I am not perfectly OK.
I’m somehow less than perfect right now, because there’s this thing outside me that I want.” And we have this- it’s like this hunger and a craving for something that’s outside us.
So naturally, we want to achieve the object of our desire.
Whatever we want, we want.
We want what we want.
Again, more of my completely obvious statements.
So we want these things, and we want that feeling that we’ve gotten them, and then we have satisfaction.
It’s like the wanting gives us a kind of discomfort, we’re a bit uncomfortable, that kind of awkward, uncomfortable feeling something’s not quite right, and we really want that feeling of we get it, and then we can relax into “Ah, it’s all OK.” So we want to end the desire.
We want to end the wanting.
We want to achieve what we want, and then stop wanting it.
So it’s like going through life just wanting to stop wanting.
And it just goes on and on, because there’s always more things to want.
So it seems like one of the most useful lessons, the most useful abilities, is to be able to be OK with that state of wanting.
To be able to feel the wanting without that sense of craving like “I really want that wanting to go away.” It’s like you’re hungry, you’re really hungry, so you’re just “Oh, I just want that feeling of not being hungry.
I want to be full.” But imagine just being OK with that state and actually just feeling that wanting, and letting that be OK.
Instead of feeling like “This wanting must be killed.
This wanting must be ended.” We can simply live in that state of want.
Now, I mean in some ways it sounds kind of terrible, because you know, of course we want what we want.
So how can we just be OK with not having it? Well, for one thing, that want is there for a good reason.
I mean, that feeling of hunger and lack, that we want something: it seems to be that’s a built-in part of what life is all about, what it means to be alive.
To have no desire for anything: seems like that’s to not have life at all.

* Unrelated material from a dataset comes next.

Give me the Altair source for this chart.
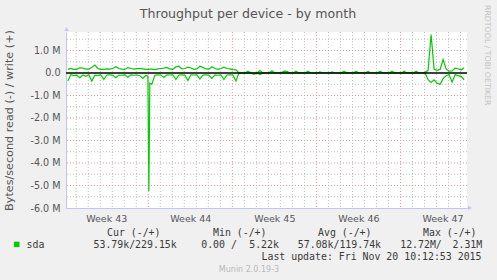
import altair as alt
import pandas as pd

# ---------------- data (values in MB/s) ----------------
# regular samples every 0.25 day, first sample at day 0.3 (day 0 = Mon Oct 19 2015)
sample_start = 0.3
sample_step = 0.25

write_m = [
    0.16, 0.20, 0.16, 0.16,   # day 0
    0.23, 0.22, 0.17, 0.17,   # day 1
    0.25, 0.35, 0.20, 0.16,   # day 2
    0.16, 0.18, 0.17, 0.20,   # day 3
    0.28, 0.20, 0.17, 0.16,   # day 4
    0.24, 0.20, 0.17, 0.19,   # day 5
    0.20, 0.18, 0.16, 0.16,   # day 6
    0.17, 0.15, 0.18, 0.20,   # day 7
    0.22, 0.25, 0.18, 0.16,   # day 8
    0.27, 0.30, 0.18, 0.20,   # day 9
    0.26, 0.22, 0.16, 0.18,   # day 10
    0.30, 0.25, 0.18, 0.17,   # day 11
    0.28, 0.20, 0.16, 0.20,   # day 12
    0.26, 0.20, 0.18, 0.15,   # day 13
    0.14,
    0, 0, 0, 0.08,
    0, 0, 0, 0.11,
    0, 0, 0, 0.10,
    0, 0, 0, 0.08,
    0.07, 0, 0, 0.08,
    0, 0, 0, 0.08,
    0, 0, 0, 0.05,
    0, 0, 0, 0.05,
    0, 0, 0, 0.08,
    0, 0, 0, 0.08,
    0, 0, 0, 0.07,
    0, 0, 0, 0.08,
    0, 0, 0, 0.08,
    0, 0, 0, 0.08,
    0, 0, 0, 0.08,
    0, 0, 0.03,
    0.12, 1.71, 0.16, 0.12, 0.16, 0.60, 0.18, 0.08, 0.09, 0.22, 0.19, 0.13, 0.23,
]

read_m = [
    -0.36, -0.08, -0.12, -0.10,
    -0.21, -0.09, -0.15, -0.08,
    -0.36, -0.10, -0.12, -0.09,
    -0.29, -0.09, -0.08, -0.10,
    -0.21, -0.09, -0.10, -0.08,
    -0.19, -0.08, -0.10, -0.09,
    -0.12, -0.24, -0.10, -5.25,
    -0.50, -0.10, -0.08, -0.09,
    -0.20, -0.08, -0.09, -0.08,
    -0.29, -0.09, -0.08, -0.10,
    -0.33, -0.08, -0.09, -0.08,
    -0.27, -0.09, -0.08, -0.10,
    -0.24, -0.08, -0.10, -0.08,
    -0.29, -0.09, -0.08, -0.09,
    -0.36,
    0, 0, 0, 0,
    0, -0.06, 0, -0.07,
    0, 0, 0, 0,
    0, 0, 0, 0,
    0, 0, 0, 0,
    0, 0, 0, 0,
    0, 0, 0, 0,
    0, 0, 0, 0,
    0, 0, 0, 0,
    0, 0, 0, 0,
    0, 0, 0, 0,
    0, 0, 0, 0,
    0, 0, 0, 0,
    0, 0, 0, 0,
    0, 0, 0, 0,
    0, 0, 0,
    -0.30, -0.42, -0.30, -0.45, -0.50, -0.25, -0.12, -0.08, -0.41, -0.07, -0.12, -0.15, -0.30,
]

# extra samples around the narrow read spike
spike_days = [6.97, 7.13]
spike_write = [0.16, 0.17]
spike_read = [-0.14, -0.45]

week_centers = [3.5, 10.5, 17.5, 24.5, 31.5]
week_names = ["Week 43", "Week 44", "Week 45", "Week 46", "Week 47"]
week_starts = [7, 14, 21, 28]
day_lines = [d for d in range(1, 34) if d % 7 != 0]
y_ticks = [-6, -5, -4, -3, -2, -1, 0, 1]
y_minor = [-5.5, -4.5, -3.5, -2.5, -1.5, -0.5, 0.5, 1.5]
y_major = [-5, -4, -3, -2, -1, 1]

# ---------------- build table ----------------
days = [round(sample_start + sample_step * i, 2) for i in range(len(write_m))]
df = pd.DataFrame({
    "day": days + spike_days,
    "write": write_m + spike_write,
    "read": read_m + spike_read,
}).sort_values("day")
long = df.melt("day", var_name="dir", value_name="v")

XS = alt.Scale(domain=[0.15, 33.54], nice=False, zero=False)
YS = alt.Scale(domain=[-6, 1.822], nice=False, zero=False)

GREY = "#BDBDBD"
RED = "#EA9494"
AXC = "#C4C4F2"
TXT = "#555555"

label_map = "{" + ",".join(f"'{c}':'{n}'" for c, n in zip(week_centers, week_names)) + "}"

XAX = alt.Axis(values=week_centers, labelExpr=f"{label_map}[datum.value]",
               ticks=False, grid=False, domainColor=AXC, labelFontSize=9.5,
               labelColor=TXT, labelFont="DejaVu Sans", labelPadding=5,
               labelFlush=False, labelOverlap=False, title=None)
YAX = alt.Axis(values=y_ticks,
               labelExpr="datum.value == 0 ? '0.0' : (datum.value < 0 ? '-' : '') + format(abs(datum.value), '.1f') + ' M'",
               ticks=False, grid=False, domainColor=AXC, labelFontSize=9.6,
               labelColor=TXT, labelFont="DejaVu Sans", labelPadding=6,
               labelFlush=False, labelOverlap=False, title=None)

vgrid_minor = alt.Chart(pd.DataFrame({"d": day_lines})).mark_rule(
    color=GREY, strokeWidth=1, strokeDash=[1, 2]).encode(x=alt.X("d:Q", scale=XS, axis=XAX))
vgrid_major = alt.Chart(pd.DataFrame({"d": week_starts})).mark_rule(
    color=RED, strokeWidth=1, strokeDash=[1, 2]).encode(x=alt.X("d:Q", scale=XS, axis=XAX))
hgrid_minor = alt.Chart(pd.DataFrame({"m": y_minor})).mark_rule(
    color=GREY, strokeWidth=1, strokeDash=[1, 2]).encode(y=alt.Y("m:Q", scale=YS, axis=YAX))
hgrid_major = alt.Chart(pd.DataFrame({"m": y_major})).mark_rule(
    color=RED, strokeWidth=1, strokeDash=[1, 2]).encode(y=alt.Y("m:Q", scale=YS, axis=YAX))

lines = alt.Chart(long).mark_line(color="#00CC00", strokeWidth=1.2).encode(
    x=alt.X("day:Q", scale=XS, axis=XAX),
    y=alt.Y("v:Q", scale=YS, axis=YAX),
    detail="dir:N",
)

zero = alt.Chart(pd.DataFrame({"z": [0]})).mark_rule(color="black", strokeWidth=1.6).encode(
    y=alt.Y("z:Q", scale=YS, axis=YAX))

L, T = 66, 32


def txt(text, px, py, size, color, font="DejaVu Sans Mono", align="left", angle=0):
    return alt.Chart(pd.DataFrame({"t": [text]})).mark_text(
        align=align, baseline="alphabetic", fontSize=size, font=font, color=color, angle=angle
    ).encode(text="t:N", x=alt.value(px - L), y=alt.value(py - T))


LEG = "#3A3A3A"
texts = [
    txt("Throughput per device - by month", 248, 17.5, 12.6, TXT, font="DejaVu Sans", align="center"),
    txt("Bytes/second read (-) / write (+)", 13, 120.5, 11.2, TXT, font="DejaVu Sans", align="center", angle=270),
    txt("RRDTOOL / TOBI OETIKER", 485, 5, 7.8, "#C2C2C2", font="DejaVu Sans", align="left", angle=90),
    txt("Cur (-/+)", 107, 236, 9.9, LEG),
    txt("Min (-/+)", 213, 236, 9.9, LEG),
    txt("Avg (-/+)", 318, 236, 9.9, LEG),
    txt("Max (-/+)", 423, 236, 9.9, LEG),
    txt("sda", 26.5, 247.5, 9.9, LEG),
    txt("53.79k/229.15k", 93.5, 247.5, 9.9, LEG),
    txt("0.00 /", 201.2, 247.5, 9.9, LEG),
    txt("5.22k", 249.2, 247.5, 9.9, LEG),
    txt("57.08k/119.74k", 297.8, 247.5, 9.9, LEG),
    txt("12.72M/", 400.2, 247.5, 9.9, LEG),
    txt("2.31M", 452.5, 247.5, 9.9, LEG),
    txt("Last update: Fri Nov 20 10:12:53 2015", 261.5, 259.5, 9.9, LEG),
    txt("Munin 2.0.19-3", 249, 271.8, 8, "#B8B8B8", font="DejaVu Sans", align="center"),
]

swatch = alt.Chart(pd.DataFrame({"s": ["sda"]})).mark_square(
    color="#00CC00", size=30, opacity=1).encode(x=alt.value(16.7 - L), y=alt.value(244.4 - T))

arrow_up = alt.Chart(pd.DataFrame({"a": [1]})).mark_point(
    shape="triangle-up", filled=True, color=AXC, size=22, opacity=1).encode(
    x=alt.value(0.5), y=alt.value(-3))
arrow_right = alt.Chart(pd.DataFrame({"a": [1]})).mark_point(
    shape="triangle-right", filled=True, color=AXC, size=22, opacity=1).encode(
    x=alt.value(404), y=alt.value(176))

chart = alt.layer(
    vgrid_minor, vgrid_major, hgrid_minor, hgrid_major, lines, zero,
    arrow_up, arrow_right, swatch, *texts
).properties(
    width=401, height=176,
    padding={"left": 66, "top": 32, "right": 30, "bottom": 72},
    autosize="none",
    background="#F0F0F0",
).configure_view(fill="white", stroke=None)

chart.save("out.html", embed_options={"renderer": "svg", "actions": False})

As long as we’re alive, life is always seeking that next thing.
There’s always something more.
It always needs to replenish itself.
So in some ways I think when we feel that sense of wanting, of desire, wanting something we don’t have: that is something close to feeling the life force itself, feeling the feeling of aliveness.
With that hunger, that is just a very palpable feeling of this is what it’s like to be alive.
Which I imagine can be very uncomfortable, but I think a lot of the discomfort about it is in how we process it, how we interpret it.
But the feeling itself, OK, it’s a feeling of wanting.
We want things.
And that’s- maybe there’s certain discomfort there, because we want things, we don’t have them.
But then we get into this whole interpretation of it.
“Oh, it means I’m missing something.
I’m not OK because I don’t have this thing.
And you know, I really need to have this thing before I can be OK.” And all this layer of interpretation that makes it even more uncomfortable.
But imagine just accepting that we want things.
As long as we’re alive, we will want things, and so that feeling of hunger and desire is just part of being alive.
And so yeah, sure, we still want what we want, we still want to have that desire satisfied, but we don’t really need to really crave to have that desire go away to crave to have it end, because that’s life.
We only get temporary satisfaction for anything, and then we get the desire again as long as we are still alive.
So imagine simply having a desire for desire itself, simply celebrating that this desire, this hunger, is something that is a part of being alive.
Instead of trying to make it stop, we can simply celebrate that it’s there and it does seem like it can give us a lot of fuel to keep us moving.
Possibly where we want to go, possibly in bad directions, but that’s a different story.